Hi there.
The downside of being a senior software developer is to fail a lot over the course of time. As failure has it, it also generates major learnings. In my professional carrier I experienced working with MVPs often as something that did not quite match the wording “minimal”, or “viable”, or seldomly even “product”.
From my point of view, one of the reasons was because some stakeholders’ expectations dominated too fast the idealized outcome rather than grasping the core aspects of the product-to-be. I’d like to share my experience with a concept that is not that young but worked out
User Story Mapping as means of distilling an MVP backlog
Then I learned about User Story Mapping during an agile workshop - for me a profound experience. I’d like to describe this workshop in brevity so I can present my argument:
In a group of 3-5, we broke down a seemingly trivial task in terms of user stories over several rounds. Our task was to build an imaginary product around the theme “Wake up and arrive at work” and, when finished, to present our user story mapping thereof.
So we started to gather a large backlog of tasks represented as user stories mainly because each group member’s daily routine differed just so much. Every round the moderator asked us if our task board included to course user stories or stories that could be shaved away if we REALLY REALLY REALLY were in a hurry.
The outcome was in my eyes amazing because the group achieved way more than I expected. My group started to concentrate on the most basic stories rather than throwing ideas in a hat and letting the imaginary developing team do the fickle rest. This allowed us a broad perspective which in the end could resemble a solution seen from a user’s eyes.
Result
What we built was the main line of stories that solely consisted of the utmost necessary stories in order to run the task. In my eyes, that story map was comparable to stories that would make an excellent MVP in a granularity or even clarity which I missed in other real-life MVPs.
Of course, we collected quite a detailed view of aspects being left out. I count that as a bonus because some gained insights to tasks that were oblivious to the other members of the group.
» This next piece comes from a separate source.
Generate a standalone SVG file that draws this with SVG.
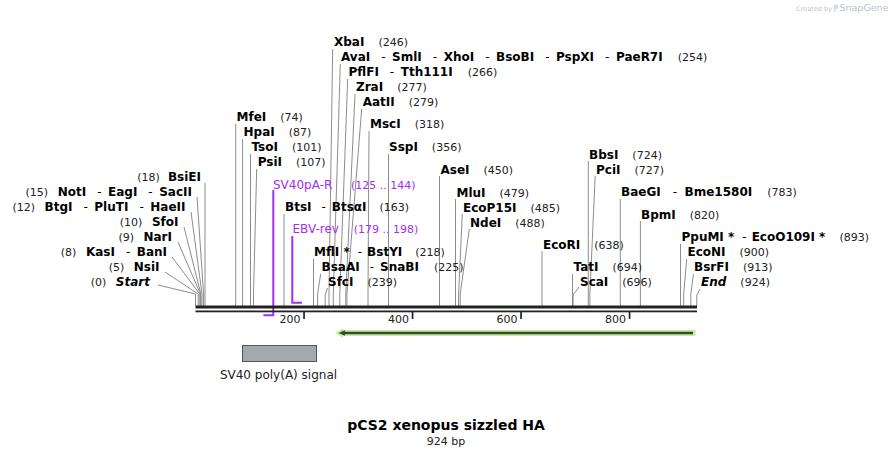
<svg xmlns="http://www.w3.org/2000/svg" width="894" height="456" viewBox="0 0 894 456">
<style>
text { font-family: "DejaVu Sans", Verdana, sans-serif; }
.b { font-weight: bold; font-size: 12px; fill: #000; }
.nm { font-weight: normal; font-size: 11px; fill: #222; }
.d { font-weight: normal; font-size: 12px; }
.it { font-style: italic; }
.ld { fill: none; stroke: #8c8c8c; stroke-width: 1; }
.pr { fill: #a22ff0; font-size: 12px; }
.prn { fill: #a22ff0; font-size: 11px; }
.pl { stroke: #a22ff0; stroke-width: 2; fill: none; }
.tk { font-size: 11px; fill: #222; }
</style>
<rect width="894" height="456" fill="#fff"/>

<g id="watermark">
<text x="832" y="10.5" text-anchor="end" style="font-size:6.5px;fill:#c4c4c4">Created by</text>
<path d="M834 4.5 h2.3 a2.3 2.3 0 0 1 0 4.6 h-1 v3.2 h-1.3 z" fill="#bfe0f5"/>
<text x="839.5" y="11" style="font-size:9.5px;fill:#b9c3cb">SnapGene</text>
</g>

<g id="connectors">
<path class="ld" d="M205 183 V306"/>
<path class="ld" d="M197 197 L203.6 294 V306"/>
<path class="ld" d="M191 212 L202 294 V306"/>
<path class="ld" d="M184 227 L200.9 294 V306"/>
<path class="ld" d="M178 242 L200.4 294 V306"/>
<path class="ld" d="M172 257 L199.8 294 V306"/>
<path class="ld" d="M165 272 L198.2 294 V306"/>
<path class="ld" d="M158 285 L195.5 294 V306"/>
<path class="ld" d="M235.7 124 V306"/>
<path class="ld" d="M242.6 139 V306"/>
<path class="ld" d="M250.5 154 V306"/>
<path class="ld" d="M256.7 169 L253.5 294 V306"/>
<path class="ld" d="M332.7 49 L329 294 V306"/>
<path class="ld" d="M340.3 64 L333.3 294 V306"/>
<path class="ld" d="M347.7 79 L339.8 294 V306"/>
<path class="ld" d="M355 94 L345.8 294 V306"/>
<path class="ld" d="M361.7 109 L346.9 294 V306"/>
<path class="ld" d="M369 131 L368 294 V306"/>
<path class="ld" d="M388.5 154 V306"/>
<path class="ld" d="M439.5 176 V306"/>
<path class="ld" d="M284 214 V306"/>
<path class="ld" d="M313.5 259 V306"/>
<path class="ld" d="M320.7 274 L317.6 294 V306"/>
<path class="ld" d="M327.5 288 L325.2 295 V306"/>
<path class="ld" d="M455.5 199 V306"/>
<path class="ld" d="M462.3 214 L458.6 294 V306"/>
<path class="ld" d="M469.3 229 L460.2 294 V306"/>
<path class="ld" d="M542 251 V306"/>
<path class="ld" d="M572.5 274 V306"/>
<path class="ld" d="M579 287 L573.1 295 V306"/>
<path class="ld" d="M588.3 161 V306"/>
<path class="ld" d="M595.2 176 L589.9 294 V306"/>
<path class="ld" d="M620.3 199 V306"/>
<path class="ld" d="M640.4 221 V306"/>
<path class="ld" d="M680.5 244 V306"/>
<path class="ld" d="M686.7 259 L683.7 294 V306"/>
<path class="ld" d="M693.5 274 L690.8 294 V306"/>
<path class="ld" d="M700 289 L696.8 295 V306"/>
</g>

<g id="primers">
<g id="SV40pA-R">
<path class="pl" d="M273.3 190 V315.3 H263.3"/>
<text class="pr" x="273" y="188.5">SV40pA-R</text>
<text class="prn" x="351" y="188.5">(125 .. 144)</text>
</g>
<g id="EBV-rev">
<path class="pl" d="M292.3 236 V302.7 H302"/>
<text class="pr" x="292.5" y="233">EBV-rev</text>
<text class="prn" x="353.7" y="233">(179 .. 198)</text>
</g>
</g>

<g id="backbone">
<rect x="195.5" y="305.5" width="501.5" height="3" fill="#222"/>
<rect x="195.5" y="310.5" width="501.5" height="1.8" fill="#222"/>
<rect x="303.2" y="312" width="1.7" height="7" fill="#222"/>
<rect x="411.7" y="312" width="1.7" height="7" fill="#222"/>
<rect x="520.2" y="312" width="1.7" height="7" fill="#222"/>
<rect x="628.7" y="312" width="1.7" height="7" fill="#222"/>
<text class="tk" x="300.5" y="323" text-anchor="end">200</text>
<text class="tk" x="409" y="323" text-anchor="end">400</text>
<text class="tk" x="517.5" y="323" text-anchor="end">600</text>
<text class="tk" x="626" y="323" text-anchor="end">800</text>
</g>

<g id="left-labels">
<g id="BsiEI"><text class="b" x="201" y="181" text-anchor="end"><tspan class="nm">(18)</tspan><tspan dx="8">BsiEI</tspan></text></g>
<g id="NotI"><text class="b" x="192" y="196" text-anchor="end"><tspan class="nm">(15)</tspan><tspan dx="9.5">NotI</tspan><tspan class="d" dx="11">-</tspan><tspan dx="6.5">EagI</tspan><tspan class="d" dx="11">-</tspan><tspan dx="6.5">SacII</tspan></text></g>
<g id="BtgI"><text class="b" x="185.5" y="211" text-anchor="end"><tspan class="nm">(12)</tspan><tspan dx="9.5">BtgI</tspan><tspan class="d" dx="11">-</tspan><tspan dx="6.5">PluTI</tspan><tspan class="d" dx="11">-</tspan><tspan dx="6.5">HaeII</tspan></text></g>
<g id="SfoI"><text class="b" x="178.5" y="226" text-anchor="end"><tspan class="nm">(10)</tspan><tspan dx="9.5">SfoI</tspan></text></g>
<g id="NarI"><text class="b" x="172" y="241" text-anchor="end"><tspan class="nm">(9)</tspan><tspan dx="9.5">NarI</tspan></text></g>
<g id="KasI"><text class="b" x="167" y="256" text-anchor="end"><tspan class="nm">(8)</tspan><tspan dx="9.5">KasI</tspan><tspan class="d" dx="11">-</tspan><tspan dx="6.5">BanI</tspan></text></g>
<g id="NsiI"><text class="b" x="159.5" y="271" text-anchor="end"><tspan class="nm">(5)</tspan><tspan dx="9.5">NsiI</tspan></text></g>
<g id="Start"><text class="b" x="150" y="286" text-anchor="end"><tspan class="nm">(0)</tspan><tspan class="it" dx="9.5">Start</tspan></text></g>
</g>

<g id="top-labels">
<g id="XbaI"><text class="b" x="334" y="46">XbaI<tspan class="nm" dx="14">(246)</tspan></text></g>
<g id="AvaI"><text class="b" x="341" y="61">AvaI<tspan class="d" dx="11">-</tspan><tspan dx="6.5">SmlI</tspan><tspan class="d" dx="11">-</tspan><tspan dx="6.5">XhoI</tspan><tspan class="d" dx="11">-</tspan><tspan dx="6.5">BsoBI</tspan><tspan class="d" dx="11">-</tspan><tspan dx="6.5">PspXI</tspan><tspan class="d" dx="11">-</tspan><tspan dx="6.5">PaeR7I</tspan><tspan class="nm" dx="15">(254)</tspan></text></g>
<g id="PflFI"><text class="b" x="348.5" y="76">PflFI<tspan class="d" dx="11">-</tspan><tspan dx="6.5">Tth111I</tspan><tspan class="nm" dx="15">(266)</tspan></text></g>
<g id="ZraI"><text class="b" x="356" y="91">ZraI<tspan class="nm" dx="14">(277)</tspan></text></g>
<g id="AatII"><text class="b" x="362.7" y="106">AatII<tspan class="nm" dx="14">(279)</tspan></text></g>
<g id="MscI"><text class="b" x="370" y="128">MscI<tspan class="nm" dx="14">(318)</tspan></text></g>
<g id="SspI"><text class="b" x="389" y="151">SspI<tspan class="nm" dx="14">(356)</tspan></text></g>
<g id="AseI"><text class="b" x="440.5" y="173.5">AseI<tspan class="nm" dx="14">(450)</tspan></text></g>
<g id="MfeI"><text class="b" x="236.5" y="121">MfeI<tspan class="nm" dx="14">(74)</tspan></text></g>
<g id="HpaI"><text class="b" x="243.5" y="136">HpaI<tspan class="nm" dx="14">(87)</tspan></text></g>
<g id="TsoI"><text class="b" x="251.5" y="151">TsoI<tspan class="nm" dx="14">(101)</tspan></text></g>
<g id="PsiI"><text class="b" x="257.7" y="166">PsiI<tspan class="nm" dx="14">(107)</tspan></text></g>
<g id="BtsI"><text class="b" x="285" y="211">BtsI<tspan class="d" dx="10">-</tspan><tspan dx="6">BtsαI</tspan><tspan class="nm" dx="13">(163)</tspan></text></g>
<g id="MflI"><text class="b" x="314" y="256">MflI *<tspan class="d" dx="8">-</tspan><tspan dx="5">BstYI</tspan><tspan class="nm" dx="13">(218)</tspan></text></g>
<g id="BsaAI"><text class="b" x="321.5" y="271">BsaAI<tspan class="d" dx="10">-</tspan><tspan dx="6">SnaBI</tspan><tspan class="nm" dx="15">(225)</tspan></text></g>
<g id="SfcI"><text class="b" x="328" y="286">SfcI<tspan class="nm" dx="14">(239)</tspan></text></g>
</g>

<g id="right-labels">
<g id="MluI"><text class="b" x="456.5" y="196.5">MluI<tspan class="nm" dx="14">(479)</tspan></text></g>
<g id="EcoP15I"><text class="b" x="463" y="211.5">EcoP15I<tspan class="nm" dx="14">(485)</tspan></text></g>
<g id="NdeI"><text class="b" x="470" y="226.5">NdeI<tspan class="nm" dx="14">(488)</tspan></text></g>
<g id="EcoRI"><text class="b" x="543" y="248.5">EcoRI<tspan class="nm" dx="14">(638)</tspan></text></g>
<g id="TatI"><text class="b" x="573.5" y="271">TatI<tspan class="nm" dx="14">(694)</tspan></text></g>
<g id="ScaI"><text class="b" x="580" y="286">ScaI<tspan class="nm" dx="14">(696)</tspan></text></g>
<g id="BbsI"><text class="b" x="589" y="158.5">BbsI<tspan class="nm" dx="14">(724)</tspan></text></g>
<g id="PciI"><text class="b" x="596" y="173.5">PciI<tspan class="nm" dx="14">(727)</tspan></text></g>
<g id="BaeGI"><text class="b" x="621" y="196">BaeGI<tspan class="d" dx="12">-</tspan><tspan dx="7.5">Bme1580I</tspan><tspan class="nm" dx="15">(783)</tspan></text></g>
<g id="BpmI"><text class="b" x="641" y="218.5">BpmI<tspan class="nm" dx="14">(820)</tspan></text></g>
<g id="PpuMI"><text class="b" x="681.5" y="241">PpuMI *<tspan class="d" dx="8">-</tspan><tspan dx="5">EcoO109I *</tspan><tspan class="nm" dx="14">(893)</tspan></text></g>
<g id="EcoNI"><text class="b" x="687.5" y="256">EcoNI<tspan class="nm" dx="14">(900)</tspan></text></g>
<g id="BsrFI"><text class="b" x="694" y="271">BsrFI<tspan class="nm" dx="14">(913)</tspan></text></g>
<g id="End"><text class="b" x="701" y="286"><tspan class="it">End</tspan><tspan class="nm" dx="14">(924)</tspan></text></g>
</g>

<g id="features">
<g id="orf-arrow">
<path d="M335 333 L343 328.3 V330 H695.5 V336 H343 V337.7 Z" fill="#c2f09c"/>
<path d="M338.5 333 L345 330.3 V331.8 H693 V334.3 H345 V335.7 Z" fill="#3d4636"/>
</g>
<g id="SV40-polyA">
<rect x="242.5" y="345.5" width="74" height="16" fill="#a4a9b0" stroke="#555" stroke-width="1"/>
<text x="278.5" y="379" text-anchor="middle" style="font-size:12px;fill:#222">SV40 poly(A) signal</text>
</g>
</g>

<g id="title">
<text x="446" y="430" text-anchor="middle" style="font-size:14px;font-weight:bold;fill:#000">pCS2 xenopus sizzled HA</text>
<text x="446" y="444.5" text-anchor="middle" style="font-size:11px;fill:#222">924 bp</text>
</g>
</svg>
I am aware that a workshop is something different than a day-to-day development routine. That being said I still see it as an incredibly wonderful measure to see through the eyes of different stakeholders in order to create something small enough to see it running quickly.
A note on Event Storming:
My experience of this workshop may sound like Event Storming (which also has its own justification). Telling from the resulting user story map, we did focus on a finer granularity than on high-level aspects in order to gain a working “product”.